JERUSALEM — The dark hall inside Christianity’s holiest shrine was illuminated with the flames from thousands of candles on Saturday as worshippers participated in the holy fire ceremony, a momentous spiritual event in Orthodox Easter rites.
Christians believe Jesus was crucified, buried and resurrected at the site where the Church of the Holy Sepulcher now stands in the Old City of Jerusalem. While the source of the holy fire is a closely guarded secret, believers say the flame appears spontaneously from his tomb on the day before Easter to show Jesus has not forgotten his followers.
The ritual dates back at least 1,200 years.

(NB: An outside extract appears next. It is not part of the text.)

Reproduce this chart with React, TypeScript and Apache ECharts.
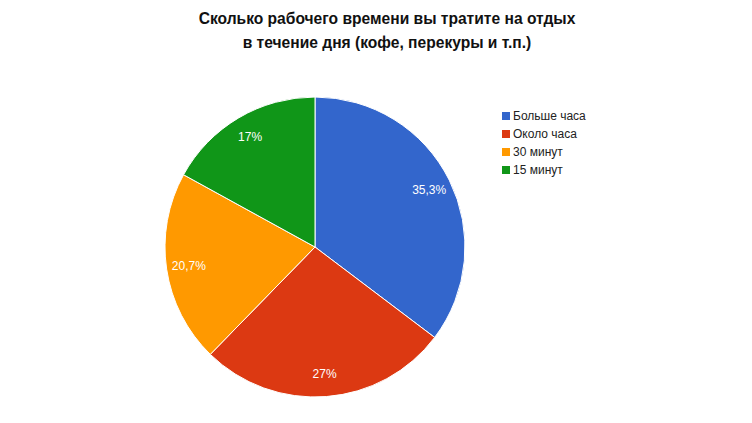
import React, { useEffect, useRef } from "react";
import * as echarts from "echarts";

const titleLines = [
  "Сколько рабочего времени вы тратите на отдых",
  "в течение дня (кофе, перекуры и т.п.)",
];
const categories = ["Больше часа", "Около часа", "30 минут", "15 минут"];
const values = [35.3, 27, 20.7, 17];
const colors = ["#3366cc", "#dc3912", "#ff9900", "#109618"];

const fmt = (v: number) => String(v).replace(".", ",") + "%";

export default function App() {
  const ref = useRef<HTMLDivElement>(null);
  useEffect(() => {
    if (!ref.current) return;
    const chart = echarts.init(ref.current, null, { renderer: "svg" });
    const data = categories.map((name, i) => ({
      name,
      value: values[i],
      itemStyle: { color: colors[i] },
    }));
    chart.setOption({
      animation: false,
      backgroundColor: "#ffffff",
      title: {
        text: titleLines.join("\n"),
        left: 382,
        top: 1,
        textAlign: "center",
        textStyle: {
          fontFamily: "Liberation Sans, Arial, sans-serif",
          fontSize: 15.6,
          fontWeight: "bold",
          color: "#111",
          lineHeight: 24,
        },
      },
      legend: {
        orient: "vertical",
        left: 495,
        top: 104,
        itemWidth: 10,
        itemHeight: 10,
        itemGap: 4,
        icon: "rect",
        data: categories,
        textStyle: {
          fontFamily: "Liberation Sans, Arial, sans-serif",
          fontSize: 12,
          color: "#222",
          lineHeight: 14,
          padding: [0, 0, 0, -3],
        },
      },
      series: [
        {
          type: "pie",
          center: [315, 247],
          radius: [0, 150],
          startAngle: 90,
          clockwise: true,
          label: { show: false },
          labelLine: { show: false },
          itemStyle: { borderColor: "#ffffff", borderWidth: 1 },
          emphasis: { disabled: true },
          data,
        },
        {
          type: "pie",
          center: [315, 247],
          radius: [100, 149],
          startAngle: 90,
          clockwise: true,
          silent: true,
          legendHoverLink: false,
          itemStyle: { color: "rgba(0,0,0,0)" },
          label: {
            show: true,
            position: "inside",
            color: "#ffffff",
            fontFamily: "Liberation Sans, Arial, sans-serif",
            fontSize: 12,
            formatter: (p: any) => fmt(p.value),
          },
          labelLine: { show: false },
          emphasis: { disabled: true },
          data: categories.map((name, i) => ({
            name,
            value: values[i],
            itemStyle: { color: "rgba(0,0,0,0)" },
          })),
        },
      ],
    });
    return () => chart.dispose();
  }, []);
  return (
    <div
      ref={ref}
      style={{ position: "fixed", left: 0, top: 0, width: 752, height: 423 }}
    />
  );
}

Thousands of Christians waited outside the church for it to open Saturday morning. Custody of the Church of the Holy Sepulcher is shared by a number of denominations that jealously guard their responsibilities under a fragile network of agreements hammered out over the last millennia. In accordance with tradition, the church’s doors were unlocked by a member of a Muslim family, who for centuries has been the keeper of the ancient key that is passed on within the family from generation to generation.
Once inside, clergy from various Orthodox denominations in robes and hoods jostled for space with local worshippers and pilgrims from around the world. Top Orthodox clergymen descended into the small chamber marking the site of Jesus’ tomb as worshippers eagerly waited in the dim church clutching bundles of unlit candles and torches.
After a while, candles emerged lit with “holy fire” — said to have been lit by a miracle as a message to the faithful from heaven.
Bells rang as worshippers rushed to use the flames to ignite their own candles.
In mere seconds, the bursts of light spread throughout the church as flames jumped from one candle to another. Cameras flashed and mobile phones documented what is for many, the spiritual event of a lifetime.